10/23/09: NEB Build Dashes to Victory in Rolex Middle Sea Race, Malta


Alegre dashes to victory in Malta
Photo credit: Rolex / Kurt Arrigo

This year’s Rolex Middle Sea Race has wrapped up and the results are in. After more than fifty-five hours and 606 nautical miles of fierce competition through tough weather, Andres Soriano’s Alegre arrived in the Maltese port of Valletta as the overall winner. Since its launch at NEB in May 2008, Alegre has emerged as one of the top “Mini-Maxi” racing yachts on the Mediterranean. Other recent victories have included line honors at the 2008 Middle Sea Race and line honors and class winner at the Giraglia Rolex Cup offshore race earlier this season.

The Middle Sea Race is a highly anticipated offshore event with a course that takes competitors from Malta around the northern tip of Sicily and past many of the smaller islands of the Tyrrhenian and Mediterranean Seas.
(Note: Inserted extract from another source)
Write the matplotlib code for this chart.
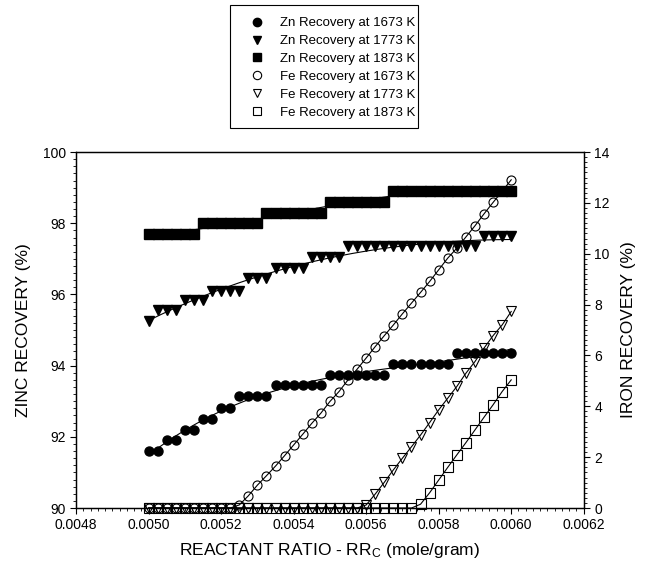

Although Alegre has seen considerable success in light to medium air, it won this year’s race over a two-day period in which the top recorded gusts topped out around 40 knots.

Alegre pulled off the win against some highly competitive rivals, including the 100-foot Super-Maxi ICAP Leopard and the IRC 72 Ran II. Luna Rosa, an IRC 65, boasted a crew of internationally renowned sailors, including multiple Olympic medalists Robert Scheidt and Torben Grael, and closely trailed Soriano and his crew throughout much of the race. After finishing, navigator Will Best reflected that “it revs you up to keep on going ... when there are so many medals on a boat behind you. It’s quite a good feeling really!”

Soriano was thrilled with Alegre’s superior performance and the hard work and coordination shown by her crew. “We’re just friends sailing together and I’m so proud.” The win, he said, “is just overwhelming. It is a testimony to everyone involved, the crew on the race [and] those that helped on the shore and in the preparation, too.”

Although Bella Mente, another 2008 NEB-build, was one of several yachts forced to retire in the tough wind and waves, navigator Robert Hopkins sent a quick note Alegre’s crew before the finish to congratulate them on “sailing a great race.” The crew at NEB were relieved to hear Bella Mente’s withdrawal was caused by sail and forestay problems and that the hull and structure came through unscathed. Luna Rosa’s Robert Schiedt praised Soriano and his crew for their “amazing job. They pushed the boat very well, preserved their equipment in the strong winds... When they needed to make decisions, they made the right ones.”

A Mills Design IRC 68, Alegre was built at New England Boatworks and premiered at the 2008 Maxi Worlds in Porto Cervo, Sardinia. For this project, NEB cooperated with structural engineers from SDK Structures in Tiverton, RI, who were especially proud of Alegre’s performance in the testing conditions. “Alegre has proven to be very competitive in lighter conditions when structural demands are relatively low,” commented Steve Koopman at SDK. “At the same time – as proven on the race course – the structure is sufficiently robust to allow her to be driven to windward under extreme offshore conditions at speeds that outpace the competition. This combination is indicative of the quality of the effort that went into both the engineering and the construction.” Alegre, NEB Hull 50, features include rigging and components by Hall Spars, Harken, and Cariboni.